# [Written instruction]
Your task is to give the listing below back word for word, pictures excluded.

-------

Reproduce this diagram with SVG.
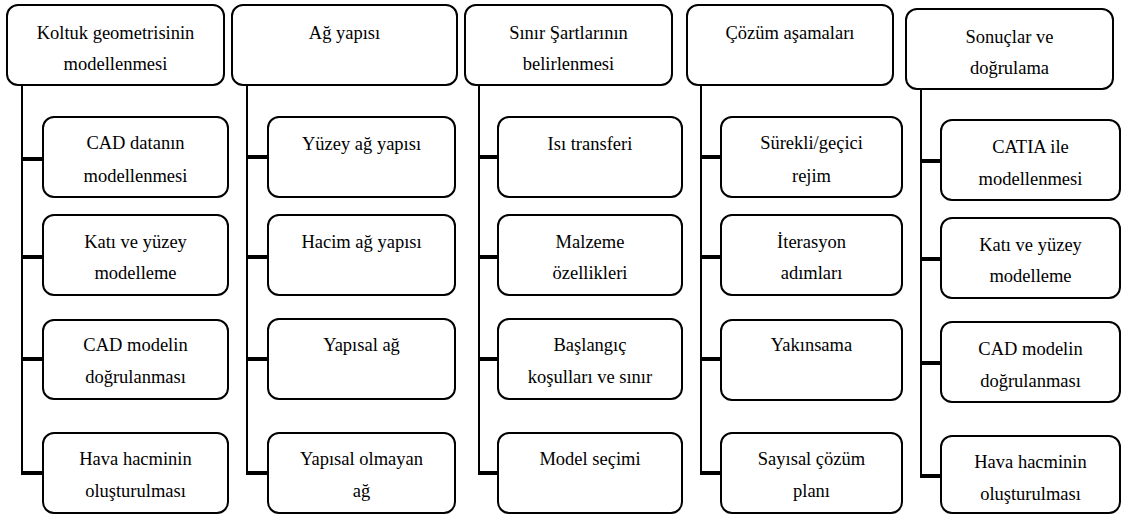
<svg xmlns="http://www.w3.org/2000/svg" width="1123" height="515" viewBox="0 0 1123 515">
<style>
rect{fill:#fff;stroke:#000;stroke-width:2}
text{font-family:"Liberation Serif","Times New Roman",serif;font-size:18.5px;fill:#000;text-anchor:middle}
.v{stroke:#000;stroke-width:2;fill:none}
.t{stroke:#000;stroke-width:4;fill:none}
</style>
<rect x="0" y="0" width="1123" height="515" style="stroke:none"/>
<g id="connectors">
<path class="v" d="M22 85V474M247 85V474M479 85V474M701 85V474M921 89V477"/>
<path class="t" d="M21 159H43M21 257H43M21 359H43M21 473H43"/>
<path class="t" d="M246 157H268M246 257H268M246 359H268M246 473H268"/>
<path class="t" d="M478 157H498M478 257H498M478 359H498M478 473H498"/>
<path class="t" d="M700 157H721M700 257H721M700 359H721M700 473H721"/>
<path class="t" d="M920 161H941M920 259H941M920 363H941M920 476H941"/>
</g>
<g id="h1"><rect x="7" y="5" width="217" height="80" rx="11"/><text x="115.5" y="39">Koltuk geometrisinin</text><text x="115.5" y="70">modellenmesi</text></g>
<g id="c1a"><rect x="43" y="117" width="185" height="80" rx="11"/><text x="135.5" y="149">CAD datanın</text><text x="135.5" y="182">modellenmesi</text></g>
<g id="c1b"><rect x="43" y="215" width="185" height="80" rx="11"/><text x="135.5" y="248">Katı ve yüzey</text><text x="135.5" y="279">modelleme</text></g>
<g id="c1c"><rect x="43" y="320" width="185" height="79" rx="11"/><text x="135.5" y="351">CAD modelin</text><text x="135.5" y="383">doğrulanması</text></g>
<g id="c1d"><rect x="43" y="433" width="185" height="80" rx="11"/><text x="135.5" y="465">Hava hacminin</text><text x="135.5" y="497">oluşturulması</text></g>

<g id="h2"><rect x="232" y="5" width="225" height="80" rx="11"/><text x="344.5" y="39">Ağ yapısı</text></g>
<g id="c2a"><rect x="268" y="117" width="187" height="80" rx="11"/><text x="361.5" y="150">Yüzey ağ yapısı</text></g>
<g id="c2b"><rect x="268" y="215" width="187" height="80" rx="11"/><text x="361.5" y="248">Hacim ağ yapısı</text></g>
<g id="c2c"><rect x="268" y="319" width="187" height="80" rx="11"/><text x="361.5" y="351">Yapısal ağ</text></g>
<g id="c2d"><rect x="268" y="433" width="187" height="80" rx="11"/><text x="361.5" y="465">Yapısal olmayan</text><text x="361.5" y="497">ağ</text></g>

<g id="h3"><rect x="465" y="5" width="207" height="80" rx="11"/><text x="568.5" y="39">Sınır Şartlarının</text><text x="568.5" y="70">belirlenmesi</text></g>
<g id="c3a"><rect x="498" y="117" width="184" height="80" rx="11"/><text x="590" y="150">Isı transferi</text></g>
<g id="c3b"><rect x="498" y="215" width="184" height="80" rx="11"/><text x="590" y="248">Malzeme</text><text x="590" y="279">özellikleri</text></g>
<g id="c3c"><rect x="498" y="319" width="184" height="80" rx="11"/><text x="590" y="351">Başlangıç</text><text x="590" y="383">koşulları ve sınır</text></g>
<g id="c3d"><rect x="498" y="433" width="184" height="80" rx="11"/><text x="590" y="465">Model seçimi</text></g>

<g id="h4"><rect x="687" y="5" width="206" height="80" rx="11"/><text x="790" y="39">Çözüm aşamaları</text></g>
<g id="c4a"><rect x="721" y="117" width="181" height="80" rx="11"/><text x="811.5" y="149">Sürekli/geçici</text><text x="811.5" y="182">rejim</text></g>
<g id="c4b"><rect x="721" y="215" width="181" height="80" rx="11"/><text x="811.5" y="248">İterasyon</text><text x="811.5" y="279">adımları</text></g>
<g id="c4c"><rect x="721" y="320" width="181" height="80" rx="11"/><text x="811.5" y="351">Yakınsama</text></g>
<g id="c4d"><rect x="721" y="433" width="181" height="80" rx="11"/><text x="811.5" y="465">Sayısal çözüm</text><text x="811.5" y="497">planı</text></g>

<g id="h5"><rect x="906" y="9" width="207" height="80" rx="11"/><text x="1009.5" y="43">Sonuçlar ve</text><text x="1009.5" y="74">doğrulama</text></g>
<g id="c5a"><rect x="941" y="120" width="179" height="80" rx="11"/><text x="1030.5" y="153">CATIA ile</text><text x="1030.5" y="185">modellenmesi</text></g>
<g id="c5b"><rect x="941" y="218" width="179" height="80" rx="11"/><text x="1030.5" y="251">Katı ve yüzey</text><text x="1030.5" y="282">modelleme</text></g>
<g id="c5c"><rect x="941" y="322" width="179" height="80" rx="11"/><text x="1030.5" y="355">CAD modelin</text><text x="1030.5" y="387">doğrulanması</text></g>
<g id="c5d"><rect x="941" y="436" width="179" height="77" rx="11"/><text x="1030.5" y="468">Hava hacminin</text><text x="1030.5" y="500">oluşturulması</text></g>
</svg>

-------

# [The solution]
Reproduce this diagram with SVG.
<svg xmlns="http://www.w3.org/2000/svg" width="1123" height="515" viewBox="0 0 1123 515">
<style>
rect{fill:#fff;stroke:#000;stroke-width:2}
text{font-family:"Liberation Serif","Times New Roman",serif;font-size:18.5px;fill:#000;text-anchor:middle}
.v{stroke:#000;stroke-width:2;fill:none}
.t{stroke:#000;stroke-width:4;fill:none}
</style>
<rect x="0" y="0" width="1123" height="515" style="stroke:none"/>
<g id="connectors">
<path class="v" d="M22 85V474M247 85V474M479 85V474M701 85V474M921 89V477"/>
<path class="t" d="M21 159H43M21 257H43M21 359H43M21 473H43"/>
<path class="t" d="M246 157H268M246 257H268M246 359H268M246 473H268"/>
<path class="t" d="M478 157H498M478 257H498M478 359H498M478 473H498"/>
<path class="t" d="M700 157H721M700 257H721M700 359H721M700 473H721"/>
<path class="t" d="M920 161H941M920 259H941M920 363H941M920 476H941"/>
</g>
<g id="h1"><rect x="7" y="5" width="217" height="80" rx="11"/><text x="115.5" y="39">Koltuk geometrisinin</text><text x="115.5" y="70">modellenmesi</text></g>
<g id="c1a"><rect x="43" y="117" width="185" height="80" rx="11"/><text x="135.5" y="149">CAD datanın</text><text x="135.5" y="182">modellenmesi</text></g>
<g id="c1b"><rect x="43" y="215" width="185" height="80" rx="11"/><text x="135.5" y="248">Katı ve yüzey</text><text x="135.5" y="279">modelleme</text></g>
<g id="c1c"><rect x="43" y="320" width="185" height="79" rx="11"/><text x="135.5" y="351">CAD modelin</text><text x="135.5" y="383">doğrulanması</text></g>
<g id="c1d"><rect x="43" y="433" width="185" height="80" rx="11"/><text x="135.5" y="465">Hava hacminin</text><text x="135.5" y="497">oluşturulması</text></g>

<g id="h2"><rect x="232" y="5" width="225" height="80" rx="11"/><text x="344.5" y="39">Ağ yapısı</text></g>
<g id="c2a"><rect x="268" y="117" width="187" height="80" rx="11"/><text x="361.5" y="150">Yüzey ağ yapısı</text></g>
<g id="c2b"><rect x="268" y="215" width="187" height="80" rx="11"/><text x="361.5" y="248">Hacim ağ yapısı</text></g>
<g id="c2c"><rect x="268" y="319" width="187" height="80" rx="11"/><text x="361.5" y="351">Yapısal ağ</text></g>
<g id="c2d"><rect x="268" y="433" width="187" height="80" rx="11"/><text x="361.5" y="465">Yapısal olmayan</text><text x="361.5" y="497">ağ</text></g>

<g id="h3"><rect x="465" y="5" width="207" height="80" rx="11"/><text x="568.5" y="39">Sınır Şartlarının</text><text x="568.5" y="70">belirlenmesi</text></g>
<g id="c3a"><rect x="498" y="117" width="184" height="80" rx="11"/><text x="590" y="150">Isı transferi</text></g>
<g id="c3b"><rect x="498" y="215" width="184" height="80" rx="11"/><text x="590" y="248">Malzeme</text><text x="590" y="279">özellikleri</text></g>
<g id="c3c"><rect x="498" y="319" width="184" height="80" rx="11"/><text x="590" y="351">Başlangıç</text><text x="590" y="383">koşulları ve sınır</text></g>
<g id="c3d"><rect x="498" y="433" width="184" height="80" rx="11"/><text x="590" y="465">Model seçimi</text></g>

<g id="h4"><rect x="687" y="5" width="206" height="80" rx="11"/><text x="790" y="39">Çözüm aşamaları</text></g>
<g id="c4a"><rect x="721" y="117" width="181" height="80" rx="11"/><text x="811.5" y="149">Sürekli/geçici</text><text x="811.5" y="182">rejim</text></g>
<g id="c4b"><rect x="721" y="215" width="181" height="80" rx="11"/><text x="811.5" y="248">İterasyon</text><text x="811.5" y="279">adımları</text></g>
<g id="c4c"><rect x="721" y="320" width="181" height="80" rx="11"/><text x="811.5" y="351">Yakınsama</text></g>
<g id="c4d"><rect x="721" y="433" width="181" height="80" rx="11"/><text x="811.5" y="465">Sayısal çözüm</text><text x="811.5" y="497">planı</text></g>

<g id="h5"><rect x="906" y="9" width="207" height="80" rx="11"/><text x="1009.5" y="43">Sonuçlar ve</text><text x="1009.5" y="74">doğrulama</text></g>
<g id="c5a"><rect x="941" y="120" width="179" height="80" rx="11"/><text x="1030.5" y="153">CATIA ile</text><text x="1030.5" y="185">modellenmesi</text></g>
<g id="c5b"><rect x="941" y="218" width="179" height="80" rx="11"/><text x="1030.5" y="251">Katı ve yüzey</text><text x="1030.5" y="282">modelleme</text></g>
<g id="c5c"><rect x="941" y="322" width="179" height="80" rx="11"/><text x="1030.5" y="355">CAD modelin</text><text x="1030.5" y="387">doğrulanması</text></g>
<g id="c5d"><rect x="941" y="436" width="179" height="77" rx="11"/><text x="1030.5" y="468">Hava hacminin</text><text x="1030.5" y="500">oluşturulması</text></g>
</svg>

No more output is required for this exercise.